Mais grave ainda, o “Brexit” voltou a desenterrar os pavores dos mercados da dívida. Mário Centeno fez ao de leve uma carícia a Maria Luis Albuquerque a dizer que, sim, o Tesouro tem os cofres cheios, mas o risco de uma alteração na percepção de segurança da dívida portuguesa, que faça subir as taxas de juro ou limite o acesso ao financiamento externo, agravou-se. Mais do que nunca, Portugal tem absoluta necessidade de ser capaz de viver com o que a economia produz. Mais do que nunca, o défice e a dívida são os tormentos com os quais não pode haver tolerância. O clima de incerteza que se adensou neste final de semana obriga-nos a ter ainda mais cautela. Pedir e obter ajuda externa, como em 2011, vai tornar-se mais difícil, senão mesmo impossível. Olhando para o estado de ânimo das opiniões públicas, não parece possível que os governos da Alemanha, da Áustria ou da Holanda tenham meios para autorizar um novo recurso de Portugal ao Mecanismo Europeu de Estabilidade.

Ao contrário dos hábitos dos últimos 40 anos, o país e o Governo vão ter de começar a trabalhar sobre cenários hostis. O de uma Europa polarizada pela Alemanha e concentrada em cinco ou seis países fortes do Norte da Europa. O do fim da Europa e do regresso das fronteiras, das moedas, das rivalidades nacionalistas e dos fantasmas que sempre as povoaram. Há dois anos, José Manuel Félix Ribeiro avisava uma plateia reunida no Centro Regional do Porto da Universidade Católica que a Europa era como um barco a atravessar uma zona de icebergues, pelo que, por cautela, o melhor mesmo era estarmos próximos dos botes salva-vidas. Se esse aviso feito há tão pouco tempo podia parecer para muitos uma extravagância, hoje ele faz todo o sentido. Há forças descontroladas à solta, que não podemos prever e ainda menos controlar. O melhor mesmo é prepararmo-nos para as suas consequências.

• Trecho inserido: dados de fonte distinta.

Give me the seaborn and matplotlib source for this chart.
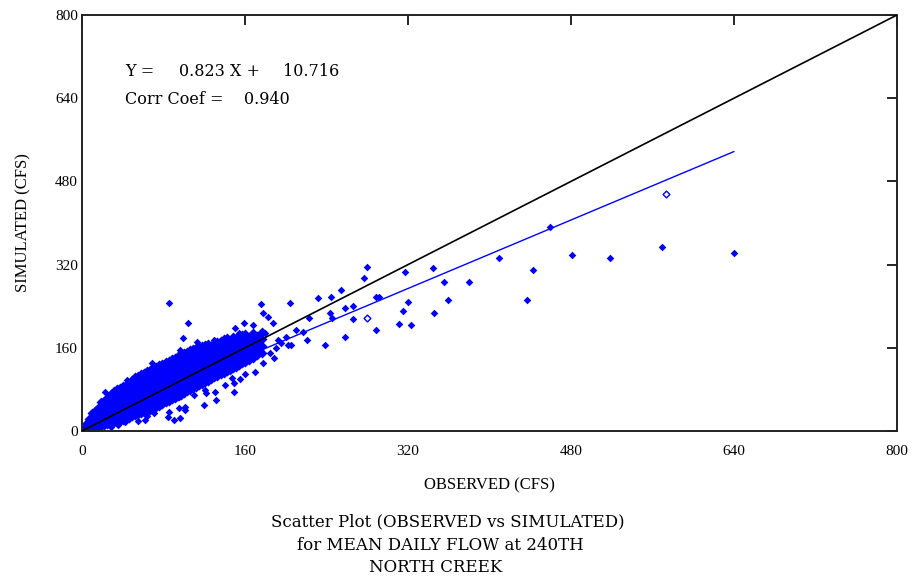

Mas, ao fazê-lo, não podemos dar de barato que a Europa é um caso perdido, uma batalha que já não faz sentido travar. Pelo contrário. Neste como nos grandes momentos, haverá um directório a organizar o despacho e a traçar directivas – a Alemanha já tratou de o constituir. Mas o Portugal europeísta, o que recusa o isolamento, que quer ser moderno, livre e democrático não pode subscrever o catastrofismo satisfeito exibido por alguns dos representantes do Bloco de Esquerda ou do PCP em relação ao referendo britânico. A Europa que se deslaça exige cuidados internos, mas merece empenho e combate, mesmo que esse seja um combate incerto.

2. Entre tantas propostas e contrapropostas, auditorias e auditorias forenses, comissões parlamentares de inquérito, pareceres e outros expedientes é difícil perceber ao certo o que quer o complexo partidário para a Caixa Geral de Depósitos. É difícil, mas não é impossível. Porque lendo com atenção o que cada um dos lados da barricada andou a dizer torna-se evidente que todos pensaram mais na sua pele do que no futuro da Caixa ou do país. Principalmente o PSD, logo acolitado pelo CDS, que tentaram encontrar numa comissão de inquérito o bálsamo retemperador para a sua triste forma de vida.

É bom que se saiba o que se passou na Caixa, mas não é preciso que se procure a verdade nas vísceras de um organismo que continua vivo. Uma coisa é discutir em público as supostas patranhas do senhor Salgado, as provadas malfeitorias no BPN ou o laxismo e a incompetência levadas ao zénite no caso do Banif; outra é adoptar o mesmo tipo de princípios para a Caixa. Pode-se autopsiar um organismo morto; deve evitar-se fazê-lo num banco que está em actividade e que precisa de estabilidade e de credibilidade para superar os seus problemas. É por isso que, ou a CPI imposta pelo PSD pega nos assuntos pela rama e não vai a lado nenhum, ou espreme a questão e faz emergir ao mesmo tempo o pus da infecção e sigilos bancários que abalarão a confiança que um banco requer. É bom que se apure tudo o que se passou e que se puna que deva ser punido. Mas, para chegar a estas conclusões, não é necessário lavar toda a roupa suja em público. Uma auditoria, ou, como propõe com mérito o Bloco, uma auditoria forense, é um caminho muito mais eficaz e discreto para se lá chegar.